Jesus taught that the human being is more than a creature of exteriors and superficialities. Jesus told us Life is more than the body, reality is more than matter. He gave us a Users Manual for the human being. This Users Manual is not an Owners Manual, because you do not own your body. It is on loan to you as a steward, you are a user of this physical life. It is very important for us to use this brief human life and body well, because we will be judged on how we did it.

How do we know if we are doing it right? God wants you to have happiness and joy in life. That doesn’t mean no troubles, no heartache, no compassions with others who are suffering. Happiness isn’t absence of pain. Happiness and joy come from getting to know the God who made us and resting in him. Happiness is seeing the small stuff of life and feeling the miracle of it. Happiness is... well, the Users Manual for the human being lays out what happiness and joy is and how to find it. It’s right there in the book.

But, we don’t worship the Users Manual or the Law, we worship the giver of the Word and the Law. There are a great many sincere believers, in all religions, who focus on the details of their Law, whether Old Testament, New Testament or Holy Koran. The details of the Law were for a time, they were useful as training wheels were useful. The ritual slaughtering required by the Levitical Laws are still in your Bible. But, you are no longer required to sacrifice pigeons, bulls or sheep to understand the holiness of life and the debt you owe to God. Jesus came to replace not only the Temple, but to replace the Law. The Temple did not pass away, it took a new glorified form. The Temple of God is now us. The Law did not pass away. The Law is in us. It is written on our heart. The purpose, the intent to which the Law points is nothing less than that we no longer adapt to the model of the world as it appears, but that we wake up to the conversion of our heart and the renewing of our mind.
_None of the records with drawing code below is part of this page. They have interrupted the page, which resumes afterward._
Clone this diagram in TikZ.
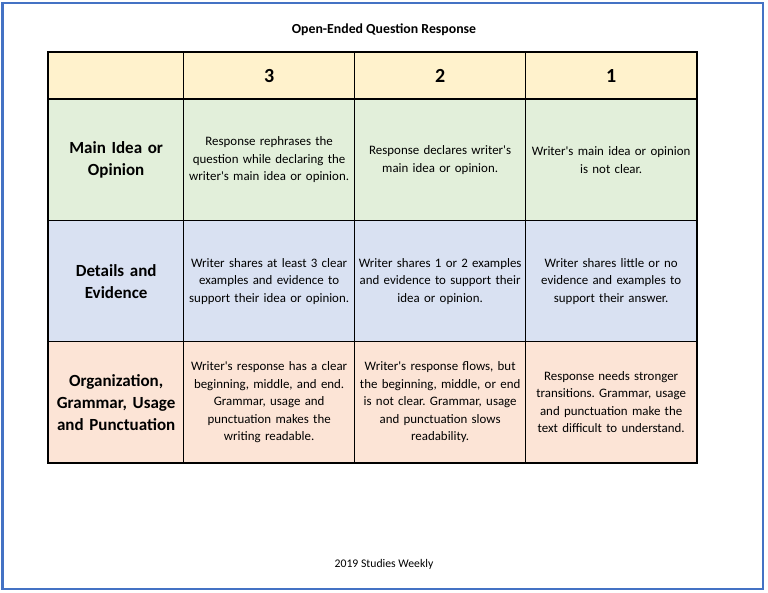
\documentclass[tikz,border=0pt]{standalone}
\usepackage{fontspec}
\setmainfont{Carlito}
\frenchspacing
\definecolor{headyellow}{HTML}{FFF2CC}
\definecolor{ideagreen}{HTML}{E2EFDA}
\definecolor{detailblue}{HTML}{D9E1F2}
\definecolor{orgorange}{HTML}{FCE4D6}
\definecolor{pageblue}{HTML}{4472C4}
\newcommand{\bodyfont}{\fontsize{12.9bp}{17.5bp}\selectfont}
\newcommand{\labelfont}{\fontsize{17bp}{22bp}\selectfont\bfseries}
\newcommand{\apos}{\textquotesingle}
\begin{document}
\begin{tikzpicture}[x=1bp,y=-1bp,
  cell/.style={draw=black,line width=1.3bp,anchor=north west,inner sep=0pt,align=center},
  labelcell/.style={cell,text width=131bp,minimum width=135bp,font=\labelfont},
  textcell/.style={cell,text width=169bp,minimum width=171bp,font=\bodyfont}]

  \useasboundingbox (0,0) rectangle (768,593);
  \draw[pageblue,line width=2bp] (2.5,3.5) rectangle (763,588.5);

  \node (title) at (384,30) {\fontsize{13.8bp}{16bp}\selectfont\bfseries Open-Ended Question Response};

  % header row
  \node[labelcell,fill=headyellow,minimum height=46.5bp] (h0) at (48,52) {};
  \foreach \n/\x in {3/183,2/354,1/525}{
  \node[textcell,fill=headyellow,minimum height=46.5bp,font=\fontsize{20bp}{22bp}\selectfont\bfseries] (h\n) at (\x,52) {\n};
  }

  % main idea
  \node[labelcell,fill=ideagreen,minimum height=121.5bp] (m0) at (48,98.5) {Main Idea or\\Opinion};
  \node[textcell,fill=ideagreen,minimum height=121.5bp] (m3) at (183,98.5) {Response rephrases the\\question while declaring the\\writer\apos s main idea or opinion.};
  \node[textcell,fill=ideagreen,minimum height=121.5bp] (m2) at (354,98.5) {Response declares writer\apos s\\main idea or opinion.};
  \node[textcell,fill=ideagreen,minimum height=121.5bp] (m1) at (525,98.5) {Writer\apos s main idea or opinion\\is not clear.};

  % details
  \node[labelcell,fill=detailblue,minimum height=121bp] (d0) at (48,220) {Details and\\Evidence};
  \node[textcell,fill=detailblue,minimum height=121bp] (d3) at (183,220) {Writer shares at least 3 clear\\examples and evidence to\\support their idea or opinion.};
  \node[textcell,fill=detailblue,minimum height=121bp] (d2) at (354,220) {Writer shares 1 or 2 examples\\and evidence to support their\\idea or opinion.};
  \node[textcell,fill=detailblue,minimum height=121bp] (d1) at (525,220) {Writer shares little or no\\evidence and examples to\\support their answer.};

  % organization
  \node[labelcell,fill=orgorange,minimum height=121bp] (o0) at (48,341) {Organization,\\Grammar, Usage\\and Punctuation};
  \node[textcell,fill=orgorange,minimum height=121bp] (o3) at (183,341) {Writer\apos s response has a clear\\beginning, middle, and end.\\Grammar, usage and\\punctuation makes the\\writing readable.};
  \node[textcell,fill=orgorange,minimum height=121bp] (o2) at (354,341) {Writer\apos s response flows, but\\the beginning, middle, or end\\is not clear. Grammar, usage\\and punctuation slows\\readability.};
  \node[textcell,fill=orgorange,minimum height=121bp] (o1) at (525,341) {Response needs stronger\\transitions. Grammar, usage\\and punctuation make the\\text difficult to understand.};

  \draw[line width=2.2bp] (h0.north west) rectangle (o1.south east);

  \node (footer) at (384,564) {\fontsize{11.7bp}{14bp}\selectfont 2019 Studies Weekly};

\end{tikzpicture}
\end{document}
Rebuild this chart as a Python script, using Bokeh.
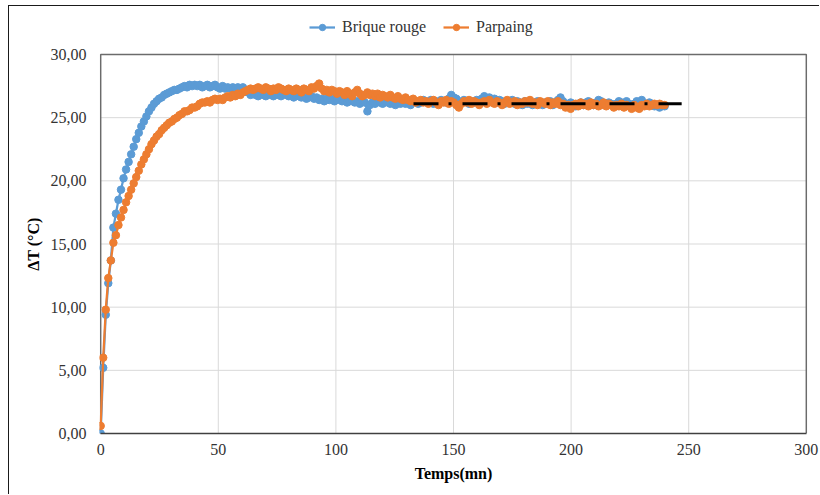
import numpy as np
from bokeh.plotting import figure
from bokeh.models import Range1d, Legend, LegendItem, CustomJSTickFormatter, FixedTicker
from bokeh.embed import file_html
from bokeh.resources import INLINE

# ---------------- data ----------------
sample_interval_min = 1.08

brique_rouge = [
    0.0, 5.2, 9.4, 11.9, 13.7, 16.3, 17.4, 18.5, 19.3, 20.2,
    20.9, 21.5, 22.1, 22.7, 23.3, 23.8, 24.3, 24.7, 25.1, 25.5,
    25.8, 26.1, 26.3, 26.5, 26.6, 26.8, 26.9, 27.0, 27.1, 27.2,
    27.2, 27.3, 27.4, 27.5, 27.4, 27.6, 27.5, 27.6, 27.5, 27.6,
    27.4, 27.5, 27.6, 27.4, 27.5, 27.6, 27.4, 27.3, 27.5, 27.3,
    27.4, 27.3, 27.4, 27.3, 27.4, 27.3, 27.4, 27.2, 27.0, 26.8,
    27.0, 26.8, 26.7, 26.9, 26.8, 26.7, 26.9, 26.8, 26.7, 26.9,
    26.8, 26.7, 26.9, 26.8, 26.7, 26.8, 26.6, 26.8, 26.7, 26.6,
    26.7, 26.5, 26.6, 26.7, 26.5, 26.6, 26.4, 26.5, 26.3, 26.5,
    26.4, 26.5, 26.3, 26.4, 26.5, 26.3, 26.4, 26.2, 26.3, 26.4,
    26.2, 26.3, 26.1, 26.3, 26.2, 25.5, 26.0, 26.2, 26.1, 26.3,
    26.2, 26.1, 26.3, 26.2, 26.1, 26.2, 26.0, 26.2, 26.1, 26.3,
    26.1, 26.2, 26.0, 26.2, 26.3, 26.1, 26.2, 26.4, 26.3, 26.2,
    26.4, 26.1, 26.3, 26.2, 26.4, 26.3, 26.2, 26.5, 26.8, 26.6,
    26.5, 26.3, 26.2, 26.4, 26.3, 26.1, 26.3, 26.2, 26.4, 26.3,
    26.5, 26.7, 26.4, 26.6, 26.3, 26.5, 26.2, 26.4, 26.3, 26.1,
    26.3, 26.2, 26.4, 26.1, 26.3, 26.2, 26.0, 26.3, 26.1, 26.2,
    26.0, 26.2, 26.3, 26.1, 26.0, 26.2, 26.1, 26.3, 26.0, 26.2,
    26.4, 26.6, 26.3, 26.1, 26.0, 26.2, 26.1, 25.9, 26.1, 26.2,
    26.0, 26.2, 26.3, 26.1, 26.0, 26.2, 26.4, 26.3, 26.1, 26.0,
    26.2, 26.1, 25.9, 26.1, 26.3, 26.2, 26.0, 26.3, 26.1, 25.9,
    26.1, 26.3, 26.2, 26.4, 26.1, 26.0, 26.2, 26.1, 25.9, 26.0,
    25.8, 26.0, 25.9,
]

parpaing = [
    0.6, 6.0, 9.8, 12.3, 13.7, 15.1, 15.7, 16.5, 17.1, 17.7,
    18.3, 18.8, 19.3, 19.8, 20.3, 20.8, 21.3, 21.7, 22.1, 22.5,
    22.9, 23.2, 23.5, 23.7, 24.0, 24.2, 24.4, 24.6, 24.7, 24.9,
    25.0, 25.2, 25.3, 25.5, 25.5, 25.6, 25.8, 25.8, 25.9, 26.1,
    26.2, 26.2, 26.3, 26.2, 26.4, 26.5, 26.4, 26.5, 26.4, 26.6,
    26.7, 26.6, 26.8, 26.7, 26.9, 26.8, 27.0, 27.1, 27.2, 27.3,
    27.2, 27.3, 27.4, 27.3, 27.2, 27.4, 27.3, 27.1, 27.3, 27.2,
    27.4, 27.3, 27.2, 27.1, 27.3, 27.2, 27.1, 27.3, 27.2, 27.0,
    27.3, 27.2, 27.1, 27.4, 27.3, 27.5, 27.7, 27.3, 27.1, 27.2,
    27.0, 27.2, 27.1, 26.9, 27.1, 27.0, 26.8, 27.1, 26.9, 26.7,
    27.0, 27.2, 26.9, 26.7, 26.8, 27.0, 26.8, 26.9, 26.7, 26.9,
    26.6, 26.8, 26.7, 26.6, 26.8, 26.6, 26.5, 26.7, 26.5, 26.4,
    26.6, 26.4, 26.3, 26.5, 26.2, 26.3, 26.4, 26.2, 26.3, 26.1,
    26.3, 26.4, 26.2, 26.0, 26.3, 26.2, 26.4, 26.1, 26.3, 26.2,
    26.0, 25.8, 26.1, 26.3, 26.2, 26.4, 26.1, 26.3, 26.2, 26.0,
    26.2, 26.3, 26.1, 26.4, 26.2, 26.1, 26.3, 26.2, 26.0, 26.2,
    26.4, 26.1, 26.2, 26.3, 26.0, 26.2, 26.1, 26.3, 26.2, 26.4,
    26.1, 26.2, 26.0, 26.3, 26.2, 26.1, 26.3, 26.0, 26.2, 26.1,
    26.3, 26.0, 26.1, 25.8, 26.0, 25.7, 26.0, 26.1, 25.9, 26.2,
    26.0, 26.1, 25.9, 26.2, 26.0, 26.1, 25.9, 26.0, 26.2, 25.9,
    26.1, 26.0, 25.8, 26.0, 25.9, 26.1, 25.8, 26.0, 25.9, 25.7,
    26.0, 25.8, 25.7, 26.0, 25.9, 26.1, 25.9, 26.0, 26.1, 26.0,
    26.1, 26.0, 26.0,
]

temps_brique = (np.arange(len(brique_rouge)) * sample_interval_min).tolist()
temps_parpaing = (np.arange(len(parpaing)) * sample_interval_min).tolist()

# horizontal steady-state reference line
palier_x = [133, 247]
palier_y = [26.1, 26.1]

x_ticks = [0, 50, 100, 150, 200, 250, 300]
y_ticks = [0, 5, 10, 15, 20, 25, 30]

series_names = ["Brique rouge", "Parpaing"]
x_title = "Temps(mn)"
y_title = "ΔT (°C)"
BLUE = "#5B9BD5"
ORANGE = "#ED7D31"
FONT = "Liberation Serif"

x_min, x_max = x_ticks[0], x_ticks[-1]
y_min, y_max = y_ticks[0], y_ticks[-1]

# ---------------- figure ----------------
# The frame extends above y=30 so that the legend (drawn inside the frame) is not clipped;
# the visible plot box (0..300 x 0..30) is drawn explicitly.
p = figure(
    width=811, height=489,
    output_backend="svg", toolbar_location=None,
    x_range=Range1d(-0.5, 300.5), y_range=Range1d(0, 33.8),
    min_border_left=90, min_border_right=13,
    min_border_top=0, min_border_bottom=62,
)
p.styles = {
    "margin-left": "8px", "margin-top": "5px",
    "border-left": "1px solid #1a1a1a", "border-top": "1px solid #1a1a1a",
}
p.background_fill_color = "white"
p.border_fill_color = "white"
p.outline_line_color = None
p.xgrid.visible = False
p.ygrid.visible = False

p.xaxis.ticker = FixedTicker(ticks=x_ticks)
p.yaxis.ticker = FixedTicker(ticks=y_ticks)
p.xaxis.bounds = (x_min, x_max)
p.yaxis.bounds = (y_min, y_max)
p.yaxis.formatter = CustomJSTickFormatter(code="return tick.toFixed(2).replace('.', ',');")

for ax in (p.xaxis, p.yaxis):
    ax.major_tick_line_color = None
    ax.minor_tick_line_color = None
    ax.major_tick_out = 0
    ax.major_tick_in = 0
    ax.major_label_text_font = FONT
    ax.major_label_text_font_size = "16px"
    ax.major_label_text_color = "#333333"
    ax.axis_label_text_font = FONT
    ax.axis_label_text_font_size = "16px"
    ax.axis_label_text_font_style = "bold"
    ax.axis_label_text_color = "#000000"

p.xaxis.axis_line_color = "#404040"
p.xaxis.axis_line_width = 1.5
p.yaxis.axis_line_color = None
p.xaxis.major_label_standoff = 10
p.yaxis.major_label_standoff = 13
p.xaxis.axis_label = x_title
# trailing no-break spaces shift the visible (rotated) title down to the centre of 0..30
p.yaxis.axis_label = y_title + "\u00a0" * 12
p.xaxis.axis_label_standoff = 7
p.yaxis.axis_label_standoff = 6

# grid lines at the tick positions
p.segment(x0=x_ticks[1:-1], y0=[y_min] * (len(x_ticks) - 2),
          x1=x_ticks[1:-1], y1=[y_max] * (len(x_ticks) - 2),
          line_color="#d9d9d9", line_width=1)
p.segment(x0=[x_min] * (len(y_ticks) - 1), y0=y_ticks[1:],
          x1=[x_max] * (len(y_ticks) - 1), y1=y_ticks[1:],
          line_color="#d9d9d9", line_width=1)
# plot-area box (left, top, right)
p.line([x_min, x_min, x_max, x_max], [y_min, y_max, y_max, y_min],
       line_color="#6b6b6b", line_width=1.5)

l1 = p.line(temps_brique, brique_rouge, line_color=BLUE, line_width=2.25)
s1 = p.scatter(temps_brique, brique_rouge, size=7.5, fill_color=BLUE, line_color=BLUE)
l2 = p.line(temps_parpaing, parpaing, line_color=ORANGE, line_width=2.25)
s2 = p.scatter(temps_parpaing, parpaing, size=7.5, fill_color=ORANGE, line_color=ORANGE)

p.line(palier_x, palier_y, line_color="black", line_width=3, line_dash="25 10 3 11")

legend = Legend(
    items=[LegendItem(label=series_names[0], renderers=[l1, s1]),
           LegendItem(label=series_names[1], renderers=[l2, s2])],
    orientation="horizontal",
    location=(210, 397),
    margin=0, padding=0, spacing=17,
    glyph_width=26, glyph_height=16, label_height=16, label_standoff=7,
    label_text_font=FONT, label_text_font_size="16px", label_text_color="#333333",
    border_line_color=None, background_fill_alpha=0,
)
p.add_layout(legend, "center")

open("out.html", "w").write(file_html(p, INLINE))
We have a handy User Manual for how to do this. Opening it, reading it, savoring it, imagining it, asking it, thinking on it will surprise you every day. You will wonder how the Bible keeps changing to show you something new every time you open it. Friends, the Bible never changes. We do. Every time we open our Manual, we are different. We are ready for something new. We have grown. We start with simple stories as children. We see the great truths as adults. We keep on reading our User Manual every day and let the Holy Spirit use it to slowly teach our spirit. The truths and wisdom become inscribed on our hearts as we live as Christians and grow older in body and wiser in spirit. And the good news is this. Your spiritual growth will continue until and past the day you leave your physical body behind. Our User Manual will have done its job.